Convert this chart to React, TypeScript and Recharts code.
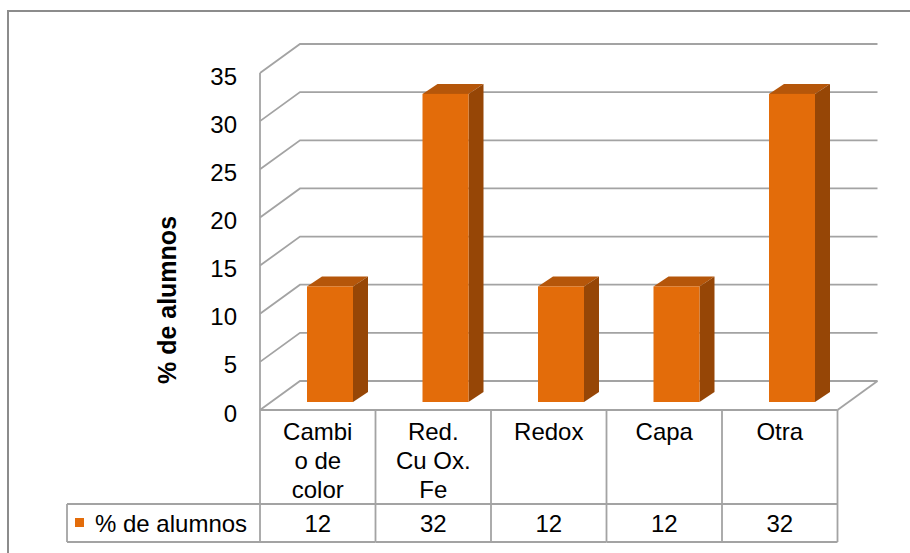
import { BarChart, Bar, XAxis, YAxis, CartesianGrid } from 'recharts';

const categories = ['Cambio de color', 'Red. Cu Ox. Fe', 'Redox', 'Capa', 'Otra'];
const categoryLines = [['Cambi', 'o de', 'color'], ['Red.', 'Cu Ox.', 'Fe'], ['Redox'], ['Capa'], ['Otra']];
const alumnos = [12, 32, 12, 12, 32];
const yTicks = [0, 5, 10, 15, 20, 25, 30, 35];
const seriesName = '% de alumnos';

const data = categories.map((name, i) => ({ name, value: alumnos[i] }));

// layout
const W = 910;
const H = 553;
const PLOT_L = 260;
const PLOT_R = 837.5;
const PLOT_T = 73;
const PLOT_B = 410;
const ROW_T = 504;
const TABLE_B = 542;
const LEGEND_L = 67;
const DEPTH_X = 40;
const DEPTH_Y = 29;
const BW = (PLOT_R - PLOT_L) / categories.length;

const FONT = '"Liberation Sans", Arial, sans-serif';
const LINE = '#a3a3a3';
const FRONT = '#e36c0a';
const TOP = '#b5560a';
const SIDE = '#964606';

function WallLine(p: any) {
  const { x1, y1, x2 } = p;
  const isFloor = Math.abs(y1 - PLOT_B) < 1;
  return (
    <g key={p.key}>
      <polyline
        points={`${x1},${y1} ${x1 + DEPTH_X},${y1 - DEPTH_Y} ${x2 + DEPTH_X},${y1 - DEPTH_Y}`}
        fill="none"
        stroke={LINE}
        strokeWidth={1.8}
      />
      {isFloor && (
        <line x1={x2} y1={y1} x2={x2 + DEPTH_X} y2={y1 - DEPTH_Y} stroke={LINE} strokeWidth={1.8} />
      )}
    </g>
  );
}

function Bar3D(p: any) {
  const { x, y, width, height } = p;
  if (height == null || width == null) return null;
  const ox = 12;
  const oy = -8;
  const sx = 15;
  const sy = 10;
  const fx = x + ox;
  const fy = y + oy;
  return (
    <g>
      <polygon
        points={`${fx},${fy} ${fx + sx},${fy - sy} ${fx + width + sx},${fy - sy} ${fx + width},${fy}`}
        fill={TOP}
      />
      <polygon
        points={`${fx + width},${fy} ${fx + width + sx},${fy - sy} ${fx + width + sx},${fy + height - sy} ${fx + width},${fy + height}`}
        fill={SIDE}
      />
      <rect x={fx} y={fy} width={width} height={height} fill={FRONT} />
    </g>
  );
}

function YTick(p: any) {
  const { x, y, payload } = p;
  return (
    <text x={x} y={y + 3} dy="0.355em" textAnchor="end" fontSize={24} fontFamily={FONT} fill="#000">
      {payload.value}
    </text>
  );
}

function TableCell(p: any) {
  const { x, index } = p;
  const left = x - BW / 2;
  const right = x + BW / 2;
  const lines = categoryLines[index] || [];
  const txt = { fontSize: 24, fontFamily: FONT, fill: '#000', textAnchor: 'middle' as const };
  return (
    <g>
      <line x1={right} y1={PLOT_B} x2={right} y2={TABLE_B} stroke={LINE} strokeWidth={1.8} />
      <line x1={left} y1={ROW_T} x2={right} y2={ROW_T} stroke={LINE} strokeWidth={1.8} />
      <line x1={left} y1={TABLE_B} x2={right} y2={TABLE_B} stroke={LINE} strokeWidth={1.8} />
      {lines.map((t, k) => (
        <text key={k} x={x} y={PLOT_B + 30 + k * 29} {...txt}>
          {t}
        </text>
      ))}
      <text x={x} y={532} {...txt}>
        {alumnos[index]}
      </text>
      {index === 0 && (
        <g>
          <line x1={left} y1={PLOT_B} x2={left} y2={TABLE_B} stroke={LINE} strokeWidth={1.8} />
          <line x1={LEGEND_L} y1={ROW_T} x2={left} y2={ROW_T} stroke={LINE} strokeWidth={1.8} />
          <line x1={LEGEND_L} y1={TABLE_B} x2={left} y2={TABLE_B} stroke={LINE} strokeWidth={1.8} />
          <line x1={LEGEND_L} y1={ROW_T} x2={LEGEND_L} y2={TABLE_B} stroke={LINE} strokeWidth={1.8} />
          <rect x={75} y={518} width={9} height={9} fill={FRONT} />
          <text x={95} y={532} fontSize={24} fontFamily={FONT} fill="#000">
            {seriesName}
          </text>
        </g>
      )}
    </g>
  );
}

function AxisTitle() {
  return (
    <text
      x={167}
      y={300}
      transform="rotate(-90 167 300)"
      textAnchor="middle"
      dominantBaseline="central"
      fontSize={25}
      fontWeight="bold"
      fontFamily={FONT}
      fill="#000"
    >
      {seriesName}
    </text>
  );
}

export default function App() {
  return (
    <div style={{ position: 'absolute', left: 0, top: 0, width: W, height: H, overflow: 'hidden', background: '#fff' }}>
      <div
        style={{
          position: 'absolute',
          left: 7,
          top: 10,
          width: 1000,
          height: 1000,
          border: '2px solid #8c8c8c',
        }}
      />
      <div style={{ position: 'absolute', left: 0, top: 0 }}>
        <BarChart
          width={W}
          height={H}
          data={data}
          margin={{ top: PLOT_T, right: W - PLOT_R, left: 200, bottom: H - TABLE_B }}
          barCategoryGap={0}
        >
          <CartesianGrid horizontal={WallLine} vertical={false} />
          <XAxis
            dataKey="name"
            height={TABLE_B - PLOT_B}
            tickLine={false}
            tickSize={0}
            tickMargin={0}
            interval={0}
            axisLine={{ stroke: LINE, strokeWidth: 1.8 }}
            tick={<TableCell />}
          />
          <YAxis
            width={60}
            domain={[0, 35]}
            ticks={yTicks}
            tickLine={false}
            tickSize={0}
            tickMargin={23}
            axisLine={{ stroke: LINE, strokeWidth: 1.8 }}
            tick={<YTick />}
            label={<AxisTitle />}
          />
          <Bar dataKey="value" name={seriesName} barSize={46} shape={<Bar3D />} isAnimationActive={false} />
        </BarChart>
      </div>
    </div>
  );
}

-------

● **DESCRIPTION OF THE TASK**
Copy the data character for character, but drop all pictures from the copy.

● **OUTPUT OF THE EXERCISE**
Convert this chart to React, TypeScript and Recharts code.
import { BarChart, Bar, XAxis, YAxis, CartesianGrid } from 'recharts';

const categories = ['Cambio de color', 'Red. Cu Ox. Fe', 'Redox', 'Capa', 'Otra'];
const categoryLines = [['Cambi', 'o de', 'color'], ['Red.', 'Cu Ox.', 'Fe'], ['Redox'], ['Capa'], ['Otra']];
const alumnos = [12, 32, 12, 12, 32];
const yTicks = [0, 5, 10, 15, 20, 25, 30, 35];
const seriesName = '% de alumnos';

const data = categories.map((name, i) => ({ name, value: alumnos[i] }));

// layout
const W = 910;
const H = 553;
const PLOT_L = 260;
const PLOT_R = 837.5;
const PLOT_T = 73;
const PLOT_B = 410;
const ROW_T = 504;
const TABLE_B = 542;
const LEGEND_L = 67;
const DEPTH_X = 40;
const DEPTH_Y = 29;
const BW = (PLOT_R - PLOT_L) / categories.length;

const FONT = '"Liberation Sans", Arial, sans-serif';
const LINE = '#a3a3a3';
const FRONT = '#e36c0a';
const TOP = '#b5560a';
const SIDE = '#964606';

function WallLine(p: any) {
  const { x1, y1, x2 } = p;
  const isFloor = Math.abs(y1 - PLOT_B) < 1;
  return (
    <g key={p.key}>
      <polyline
        points={`${x1},${y1} ${x1 + DEPTH_X},${y1 - DEPTH_Y} ${x2 + DEPTH_X},${y1 - DEPTH_Y}`}
        fill="none"
        stroke={LINE}
        strokeWidth={1.8}
      />
      {isFloor && (
        <line x1={x2} y1={y1} x2={x2 + DEPTH_X} y2={y1 - DEPTH_Y} stroke={LINE} strokeWidth={1.8} />
      )}
    </g>
  );
}

function Bar3D(p: any) {
  const { x, y, width, height } = p;
  if (height == null || width == null) return null;
  const ox = 12;
  const oy = -8;
  const sx = 15;
  const sy = 10;
  const fx = x + ox;
  const fy = y + oy;
  return (
    <g>
      <polygon
        points={`${fx},${fy} ${fx + sx},${fy - sy} ${fx + width + sx},${fy - sy} ${fx + width},${fy}`}
        fill={TOP}
      />
      <polygon
        points={`${fx + width},${fy} ${fx + width + sx},${fy - sy} ${fx + width + sx},${fy + height - sy} ${fx + width},${fy + height}`}
        fill={SIDE}
      />
      <rect x={fx} y={fy} width={width} height={height} fill={FRONT} />
    </g>
  );
}

function YTick(p: any) {
  const { x, y, payload } = p;
  return (
    <text x={x} y={y + 3} dy="0.355em" textAnchor="end" fontSize={24} fontFamily={FONT} fill="#000">
      {payload.value}
    </text>
  );
}

function TableCell(p: any) {
  const { x, index } = p;
  const left = x - BW / 2;
  const right = x + BW / 2;
  const lines = categoryLines[index] || [];
  const txt = { fontSize: 24, fontFamily: FONT, fill: '#000', textAnchor: 'middle' as const };
  return (
    <g>
      <line x1={right} y1={PLOT_B} x2={right} y2={TABLE_B} stroke={LINE} strokeWidth={1.8} />
      <line x1={left} y1={ROW_T} x2={right} y2={ROW_T} stroke={LINE} strokeWidth={1.8} />
      <line x1={left} y1={TABLE_B} x2={right} y2={TABLE_B} stroke={LINE} strokeWidth={1.8} />
      {lines.map((t, k) => (
        <text key={k} x={x} y={PLOT_B + 30 + k * 29} {...txt}>
          {t}
        </text>
      ))}
      <text x={x} y={532} {...txt}>
        {alumnos[index]}
      </text>
      {index === 0 && (
        <g>
          <line x1={left} y1={PLOT_B} x2={left} y2={TABLE_B} stroke={LINE} strokeWidth={1.8} />
          <line x1={LEGEND_L} y1={ROW_T} x2={left} y2={ROW_T} stroke={LINE} strokeWidth={1.8} />
          <line x1={LEGEND_L} y1={TABLE_B} x2={left} y2={TABLE_B} stroke={LINE} strokeWidth={1.8} />
          <line x1={LEGEND_L} y1={ROW_T} x2={LEGEND_L} y2={TABLE_B} stroke={LINE} strokeWidth={1.8} />
          <rect x={75} y={518} width={9} height={9} fill={FRONT} />
          <text x={95} y={532} fontSize={24} fontFamily={FONT} fill="#000">
            {seriesName}
          </text>
        </g>
      )}
    </g>
  );
}

function AxisTitle() {
  return (
    <text
      x={167}
      y={300}
      transform="rotate(-90 167 300)"
      textAnchor="middle"
      dominantBaseline="central"
      fontSize={25}
      fontWeight="bold"
      fontFamily={FONT}
      fill="#000"
    >
      {seriesName}
    </text>
  );
}

export default function App() {
  return (
    <div style={{ position: 'absolute', left: 0, top: 0, width: W, height: H, overflow: 'hidden', background: '#fff' }}>
      <div
        style={{
          position: 'absolute',
          left: 7,
          top: 10,
          width: 1000,
          height: 1000,
          border: '2px solid #8c8c8c',
        }}
      />
      <div style={{ position: 'absolute', left: 0, top: 0 }}>
        <BarChart
          width={W}
          height={H}
          data={data}
          margin={{ top: PLOT_T, right: W - PLOT_R, left: 200, bottom: H - TABLE_B }}
          barCategoryGap={0}
        >
          <CartesianGrid horizontal={WallLine} vertical={false} />
          <XAxis
            dataKey="name"
            height={TABLE_B - PLOT_B}
            tickLine={false}
            tickSize={0}
            tickMargin={0}
            interval={0}
            axisLine={{ stroke: LINE, strokeWidth: 1.8 }}
            tick={<TableCell />}
          />
          <YAxis
            width={60}
            domain={[0, 35]}
            ticks={yTicks}
            tickLine={false}
            tickSize={0}
            tickMargin={23}
            axisLine={{ stroke: LINE, strokeWidth: 1.8 }}
            tick={<YTick />}
            label={<AxisTitle />}
          />
          <Bar dataKey="value" name={seriesName} barSize={46} shape={<Bar3D />} isAnimationActive={false} />
        </BarChart>
      </div>
    </div>
  );
}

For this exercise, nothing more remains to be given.